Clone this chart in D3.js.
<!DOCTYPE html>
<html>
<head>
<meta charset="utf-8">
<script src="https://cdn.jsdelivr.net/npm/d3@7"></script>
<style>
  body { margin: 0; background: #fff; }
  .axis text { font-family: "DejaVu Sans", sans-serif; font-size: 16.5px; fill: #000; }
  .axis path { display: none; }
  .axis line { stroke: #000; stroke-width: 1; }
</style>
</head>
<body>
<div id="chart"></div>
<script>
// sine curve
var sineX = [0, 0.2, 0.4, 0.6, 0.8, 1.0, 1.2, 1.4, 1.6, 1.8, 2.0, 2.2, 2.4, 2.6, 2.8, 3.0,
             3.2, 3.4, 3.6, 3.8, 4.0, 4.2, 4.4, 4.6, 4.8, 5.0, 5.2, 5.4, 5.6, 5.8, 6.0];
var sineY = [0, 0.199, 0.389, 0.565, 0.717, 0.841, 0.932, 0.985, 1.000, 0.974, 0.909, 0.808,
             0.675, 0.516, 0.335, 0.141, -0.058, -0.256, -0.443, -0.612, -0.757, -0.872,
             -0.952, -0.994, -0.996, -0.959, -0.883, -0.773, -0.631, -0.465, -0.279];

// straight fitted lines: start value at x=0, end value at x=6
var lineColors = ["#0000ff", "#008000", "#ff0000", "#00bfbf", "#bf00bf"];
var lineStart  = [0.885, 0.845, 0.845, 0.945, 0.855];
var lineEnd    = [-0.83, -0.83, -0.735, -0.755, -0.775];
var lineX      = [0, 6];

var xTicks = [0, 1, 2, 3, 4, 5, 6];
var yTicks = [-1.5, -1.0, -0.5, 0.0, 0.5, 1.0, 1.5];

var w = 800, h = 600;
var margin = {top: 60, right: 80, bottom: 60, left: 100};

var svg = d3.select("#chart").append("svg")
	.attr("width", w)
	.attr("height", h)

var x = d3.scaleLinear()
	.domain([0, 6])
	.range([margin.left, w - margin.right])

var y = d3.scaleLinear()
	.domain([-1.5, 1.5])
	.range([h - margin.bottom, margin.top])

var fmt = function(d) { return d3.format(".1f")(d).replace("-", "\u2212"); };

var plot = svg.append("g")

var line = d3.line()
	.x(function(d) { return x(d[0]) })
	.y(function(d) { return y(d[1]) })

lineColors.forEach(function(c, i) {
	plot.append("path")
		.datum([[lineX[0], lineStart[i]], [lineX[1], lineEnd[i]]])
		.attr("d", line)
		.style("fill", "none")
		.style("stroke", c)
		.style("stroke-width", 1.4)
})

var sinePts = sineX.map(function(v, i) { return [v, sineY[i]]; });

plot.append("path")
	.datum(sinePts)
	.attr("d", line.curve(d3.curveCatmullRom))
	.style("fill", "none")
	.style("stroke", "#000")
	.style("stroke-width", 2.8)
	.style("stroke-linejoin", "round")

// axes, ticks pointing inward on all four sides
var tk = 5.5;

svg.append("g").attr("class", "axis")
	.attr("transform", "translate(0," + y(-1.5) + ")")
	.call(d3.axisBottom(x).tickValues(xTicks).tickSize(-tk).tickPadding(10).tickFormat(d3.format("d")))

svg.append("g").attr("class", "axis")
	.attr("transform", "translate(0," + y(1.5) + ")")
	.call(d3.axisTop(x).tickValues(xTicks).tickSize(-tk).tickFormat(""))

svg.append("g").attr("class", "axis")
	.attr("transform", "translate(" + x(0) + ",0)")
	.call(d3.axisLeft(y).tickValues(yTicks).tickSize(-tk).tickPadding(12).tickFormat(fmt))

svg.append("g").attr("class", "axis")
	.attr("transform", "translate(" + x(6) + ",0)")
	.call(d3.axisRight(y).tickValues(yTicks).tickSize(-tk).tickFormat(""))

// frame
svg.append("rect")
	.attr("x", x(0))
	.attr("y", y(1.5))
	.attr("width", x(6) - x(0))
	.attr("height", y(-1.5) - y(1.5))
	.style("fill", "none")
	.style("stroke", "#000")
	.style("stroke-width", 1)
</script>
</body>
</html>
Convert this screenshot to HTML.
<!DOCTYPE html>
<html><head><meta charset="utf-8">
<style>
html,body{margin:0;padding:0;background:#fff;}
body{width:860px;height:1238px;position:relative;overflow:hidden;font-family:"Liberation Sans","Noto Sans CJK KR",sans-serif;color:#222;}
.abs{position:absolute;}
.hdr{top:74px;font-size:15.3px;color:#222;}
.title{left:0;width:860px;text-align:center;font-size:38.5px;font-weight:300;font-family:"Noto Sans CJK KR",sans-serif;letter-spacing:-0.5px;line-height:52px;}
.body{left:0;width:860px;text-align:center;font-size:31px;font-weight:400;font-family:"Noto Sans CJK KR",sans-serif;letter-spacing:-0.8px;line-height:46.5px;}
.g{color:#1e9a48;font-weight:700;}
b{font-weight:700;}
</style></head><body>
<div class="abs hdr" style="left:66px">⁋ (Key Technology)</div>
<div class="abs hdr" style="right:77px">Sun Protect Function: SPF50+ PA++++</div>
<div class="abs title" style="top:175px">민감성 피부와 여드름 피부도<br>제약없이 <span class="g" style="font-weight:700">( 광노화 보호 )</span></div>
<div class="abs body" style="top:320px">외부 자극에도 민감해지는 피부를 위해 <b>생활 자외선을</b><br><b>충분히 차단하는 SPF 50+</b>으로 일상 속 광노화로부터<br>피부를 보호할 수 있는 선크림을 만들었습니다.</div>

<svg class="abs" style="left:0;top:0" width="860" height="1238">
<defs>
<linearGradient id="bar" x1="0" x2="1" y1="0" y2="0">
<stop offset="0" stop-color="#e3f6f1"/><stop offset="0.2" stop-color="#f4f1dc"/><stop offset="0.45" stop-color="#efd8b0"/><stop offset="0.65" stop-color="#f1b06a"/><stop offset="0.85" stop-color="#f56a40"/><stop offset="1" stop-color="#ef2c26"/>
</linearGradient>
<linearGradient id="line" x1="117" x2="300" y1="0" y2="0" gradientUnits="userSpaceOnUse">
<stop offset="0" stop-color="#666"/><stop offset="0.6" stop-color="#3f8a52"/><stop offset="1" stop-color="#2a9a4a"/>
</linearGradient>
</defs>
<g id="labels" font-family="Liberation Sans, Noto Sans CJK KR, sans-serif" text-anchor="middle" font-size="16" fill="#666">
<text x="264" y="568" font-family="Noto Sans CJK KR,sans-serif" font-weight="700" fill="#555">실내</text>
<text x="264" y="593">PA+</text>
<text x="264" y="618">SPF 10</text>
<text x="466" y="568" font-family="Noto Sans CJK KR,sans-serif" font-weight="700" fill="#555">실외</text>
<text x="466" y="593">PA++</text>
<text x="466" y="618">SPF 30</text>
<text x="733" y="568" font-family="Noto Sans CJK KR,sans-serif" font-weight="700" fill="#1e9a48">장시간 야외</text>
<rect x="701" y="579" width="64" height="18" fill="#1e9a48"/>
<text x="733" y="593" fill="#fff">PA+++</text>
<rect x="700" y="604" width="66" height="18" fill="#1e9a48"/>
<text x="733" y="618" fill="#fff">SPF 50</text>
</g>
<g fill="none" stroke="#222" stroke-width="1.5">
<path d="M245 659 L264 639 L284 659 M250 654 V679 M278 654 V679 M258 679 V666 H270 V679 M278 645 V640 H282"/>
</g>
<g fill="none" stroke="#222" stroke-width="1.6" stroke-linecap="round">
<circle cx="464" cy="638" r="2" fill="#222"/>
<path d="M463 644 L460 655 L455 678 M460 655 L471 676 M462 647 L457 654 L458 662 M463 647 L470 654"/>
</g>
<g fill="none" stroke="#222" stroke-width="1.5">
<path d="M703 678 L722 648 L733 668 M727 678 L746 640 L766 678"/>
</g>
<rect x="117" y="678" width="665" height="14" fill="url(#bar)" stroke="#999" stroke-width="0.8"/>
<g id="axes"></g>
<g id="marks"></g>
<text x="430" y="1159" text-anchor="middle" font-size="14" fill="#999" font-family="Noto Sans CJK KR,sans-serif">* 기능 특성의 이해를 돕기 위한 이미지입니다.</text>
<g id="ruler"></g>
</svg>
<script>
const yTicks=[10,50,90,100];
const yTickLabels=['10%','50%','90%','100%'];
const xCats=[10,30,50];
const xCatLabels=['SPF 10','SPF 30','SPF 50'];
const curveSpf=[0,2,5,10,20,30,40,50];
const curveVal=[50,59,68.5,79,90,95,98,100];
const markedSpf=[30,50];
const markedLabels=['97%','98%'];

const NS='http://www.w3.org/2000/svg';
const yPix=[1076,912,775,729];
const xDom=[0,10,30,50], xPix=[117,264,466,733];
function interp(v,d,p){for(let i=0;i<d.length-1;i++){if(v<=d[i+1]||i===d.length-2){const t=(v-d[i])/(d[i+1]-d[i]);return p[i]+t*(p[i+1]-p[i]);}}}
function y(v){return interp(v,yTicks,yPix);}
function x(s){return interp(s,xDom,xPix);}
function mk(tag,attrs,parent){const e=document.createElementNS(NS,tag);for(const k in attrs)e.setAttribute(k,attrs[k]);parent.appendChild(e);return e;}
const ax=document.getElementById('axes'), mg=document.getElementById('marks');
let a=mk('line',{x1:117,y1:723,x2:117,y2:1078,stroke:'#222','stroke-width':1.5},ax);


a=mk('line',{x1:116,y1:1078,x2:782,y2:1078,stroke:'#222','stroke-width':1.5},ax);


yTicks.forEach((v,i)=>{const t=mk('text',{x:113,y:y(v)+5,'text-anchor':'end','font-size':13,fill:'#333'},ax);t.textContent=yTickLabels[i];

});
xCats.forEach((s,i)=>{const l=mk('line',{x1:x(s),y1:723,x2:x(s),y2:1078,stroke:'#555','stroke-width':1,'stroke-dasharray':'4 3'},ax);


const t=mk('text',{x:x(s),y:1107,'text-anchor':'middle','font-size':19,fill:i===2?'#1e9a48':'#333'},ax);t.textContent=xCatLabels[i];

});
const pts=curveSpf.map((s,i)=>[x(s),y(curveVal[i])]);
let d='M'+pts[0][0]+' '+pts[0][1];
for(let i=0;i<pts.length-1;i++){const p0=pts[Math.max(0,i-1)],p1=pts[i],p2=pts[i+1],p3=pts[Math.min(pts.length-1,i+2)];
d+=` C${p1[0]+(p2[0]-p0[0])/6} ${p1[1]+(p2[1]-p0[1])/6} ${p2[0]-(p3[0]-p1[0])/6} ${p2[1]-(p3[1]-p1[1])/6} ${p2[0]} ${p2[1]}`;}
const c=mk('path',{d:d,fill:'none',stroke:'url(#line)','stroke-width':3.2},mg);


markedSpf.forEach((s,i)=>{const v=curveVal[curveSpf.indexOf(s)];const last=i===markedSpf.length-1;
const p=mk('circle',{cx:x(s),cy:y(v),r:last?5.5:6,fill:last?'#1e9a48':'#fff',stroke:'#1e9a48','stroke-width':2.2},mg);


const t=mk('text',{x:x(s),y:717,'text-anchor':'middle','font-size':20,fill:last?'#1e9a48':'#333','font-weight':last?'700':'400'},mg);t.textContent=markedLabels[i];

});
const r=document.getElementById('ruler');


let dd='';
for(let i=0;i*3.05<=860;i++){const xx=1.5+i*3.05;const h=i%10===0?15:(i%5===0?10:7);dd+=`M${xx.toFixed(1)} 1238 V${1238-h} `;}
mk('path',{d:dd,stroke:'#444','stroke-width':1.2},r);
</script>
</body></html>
==*==
*WHAT YOU NEED TO DO*
Using the listing above, show each line holding the string "this".

*TASK RESPONSE*
Clone this chart in D3.js.
Convert this screenshot to HTML.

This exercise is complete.